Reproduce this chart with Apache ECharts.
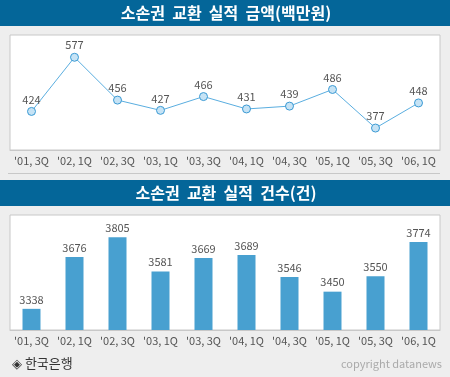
<!DOCTYPE html>
<html><head><meta charset="utf-8">
<script src="https://cdn.jsdelivr.net/npm/echarts@6/dist/echarts.min.js"></script>
<style>html,body{margin:0;padding:0;background:#eeeeee}#c{width:450px;height:377px}</style>
</head><body><div id="c"></div>
<script>
var categories = ["'01, 3Q","'02, 1Q","'02, 3Q","'03, 1Q","'03, 3Q","'04, 1Q","'04, 3Q","'05, 1Q","'05, 3Q","'06, 1Q"];
var amountValues = [424,577,456,427,466,431,439,486,377,448];
var countValues = [3338,3676,3805,3581,3669,3689,3546,3450,3550,3774];
var title1 = "소손권  교환  실적  금액(백만원)";
var title2 = "소손권  교환  실적  건수(건)";
var sourceText = "◈ 한국은행";
var copyText = "copyright datanews";

var font = "'Noto Sans CJK KR', 'DejaVu Sans', sans-serif";
var chart = echarts.init(document.getElementById('c'));
function xAx(gi, alignLabel){
  return {type:'category', gridIndex:gi, data:categories, boundaryGap:true,
    axisLine:{lineStyle:{color:'#c8c8c8'}},
    axisTick:{inside:true, length:5, alignWithLabel:alignLabel, lineStyle:{color:'#999'}},
    axisLabel:{color:'#555', fontSize:11, margin:5, fontFamily:font, interval:0}};
}
function yAx(gi, mn, mx){
  return {type:'value', gridIndex:gi, min:mn, max:mx, show:false, splitLine:{show:false}};
}
chart.setOption({
  backgroundColor:'#eeeeee',
  animation:false,
  grid:[
    {left:10, top:35, width:430, height:115, show:true, backgroundColor:'#fff', borderColor:'#c8c8c8', borderWidth:1},
    {left:10, top:215, width:430, height:115, show:true, backgroundColor:'#fff', borderColor:'#c8c8c8', borderWidth:1}
  ],
  xAxis:[xAx(0,true), xAx(1,false)],
  yAxis:[yAx(0,315,640), yAx(1,3200,3950)],
  series:[
    {type:'line', xAxisIndex:0, yAxisIndex:0, data:amountValues,
      symbol:'circle', symbolSize:8,
      lineStyle:{color:'#5aaee0', width:1},
      itemStyle:{color:'#c6e3f5', borderColor:'#3a9ad4', borderWidth:1},
      label:{show:true, position:'top', distance:2, color:'#555', fontSize:11, fontFamily:font}},
    {type:'bar', xAxisIndex:1, yAxisIndex:1, data:countValues, barWidth:18,
      itemStyle:{color:'#48a0d0'},
      label:{show:true, position:'top', distance:4, color:'#555', fontSize:11, fontFamily:font}}
  ],
  graphic:[
    {type:'rect', left:0, top:0, shape:{width:450, height:26}, style:{fill:'#046699'}},
    {type:'text', x:226, y:13, style:{text:title1, fill:'#fff', font:'bold 16px '+font, align:'center', verticalAlign:'middle'}},
    {type:'line', shape:{x1:8, y1:173.5, x2:440, y2:173.5}, style:{stroke:'#c8c8c8', lineWidth:1}},
    {type:'rect', left:0, top:180, shape:{width:450, height:26}, style:{fill:'#046699'}},
    {type:'text', x:226, y:193, style:{text:title2, fill:'#fff', font:'bold 16px '+font, align:'center', verticalAlign:'middle'}},
    {type:'text', x:12, y:363, style:{text:sourceText, fill:'#333', font:'13px '+font, align:'left', verticalAlign:'middle'}},
    {type:'text', x:442, y:364, style:{text:copyText, fill:'#aaa', font:'11px '+font, align:'right', verticalAlign:'middle'}}
  ]
});
</script></body></html>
------
_THE TASK_:
Reproduce the whole listing exactly, but not the images in it.

_EXERCISE SOLUTION_:
Reproduce this chart with Apache ECharts.
<!DOCTYPE html>
<html><head><meta charset="utf-8">
<script src="https://cdn.jsdelivr.net/npm/echarts@6/dist/echarts.min.js"></script>
<style>html,body{margin:0;padding:0;background:#eeeeee}#c{width:450px;height:377px}</style>
</head><body><div id="c"></div>
<script>
var categories = ["'01, 3Q","'02, 1Q","'02, 3Q","'03, 1Q","'03, 3Q","'04, 1Q","'04, 3Q","'05, 1Q","'05, 3Q","'06, 1Q"];
var amountValues = [424,577,456,427,466,431,439,486,377,448];
var countValues = [3338,3676,3805,3581,3669,3689,3546,3450,3550,3774];
var title1 = "소손권  교환  실적  금액(백만원)";
var title2 = "소손권  교환  실적  건수(건)";
var sourceText = "◈ 한국은행";
var copyText = "copyright datanews";

var font = "'Noto Sans CJK KR', 'DejaVu Sans', sans-serif";
var chart = echarts.init(document.getElementById('c'));
function xAx(gi, alignLabel){
  return {type:'category', gridIndex:gi, data:categories, boundaryGap:true,
    axisLine:{lineStyle:{color:'#c8c8c8'}},
    axisTick:{inside:true, length:5, alignWithLabel:alignLabel, lineStyle:{color:'#999'}},
    axisLabel:{color:'#555', fontSize:11, margin:5, fontFamily:font, interval:0}};
}
function yAx(gi, mn, mx){
  return {type:'value', gridIndex:gi, min:mn, max:mx, show:false, splitLine:{show:false}};
}
chart.setOption({
  backgroundColor:'#eeeeee',
  animation:false,
  grid:[
    {left:10, top:35, width:430, height:115, show:true, backgroundColor:'#fff', borderColor:'#c8c8c8', borderWidth:1},
    {left:10, top:215, width:430, height:115, show:true, backgroundColor:'#fff', borderColor:'#c8c8c8', borderWidth:1}
  ],
  xAxis:[xAx(0,true), xAx(1,false)],
  yAxis:[yAx(0,315,640), yAx(1,3200,3950)],
  series:[
    {type:'line', xAxisIndex:0, yAxisIndex:0, data:amountValues,
      symbol:'circle', symbolSize:8,
      lineStyle:{color:'#5aaee0', width:1},
      itemStyle:{color:'#c6e3f5', borderColor:'#3a9ad4', borderWidth:1},
      label:{show:true, position:'top', distance:2, color:'#555', fontSize:11, fontFamily:font}},
    {type:'bar', xAxisIndex:1, yAxisIndex:1, data:countValues, barWidth:18,
      itemStyle:{color:'#48a0d0'},
      label:{show:true, position:'top', distance:4, color:'#555', fontSize:11, fontFamily:font}}
  ],
  graphic:[
    {type:'rect', left:0, top:0, shape:{width:450, height:26}, style:{fill:'#046699'}},
    {type:'text', x:226, y:13, style:{text:title1, fill:'#fff', font:'bold 16px '+font, align:'center', verticalAlign:'middle'}},
    {type:'line', shape:{x1:8, y1:173.5, x2:440, y2:173.5}, style:{stroke:'#c8c8c8', lineWidth:1}},
    {type:'rect', left:0, top:180, shape:{width:450, height:26}, style:{fill:'#046699'}},
    {type:'text', x:226, y:193, style:{text:title2, fill:'#fff', font:'bold 16px '+font, align:'center', verticalAlign:'middle'}},
    {type:'text', x:12, y:363, style:{text:sourceText, fill:'#333', font:'13px '+font, align:'left', verticalAlign:'middle'}},
    {type:'text', x:442, y:364, style:{text:copyText, fill:'#aaa', font:'11px '+font, align:'right', verticalAlign:'middle'}}
  ]
});
</script></body></html>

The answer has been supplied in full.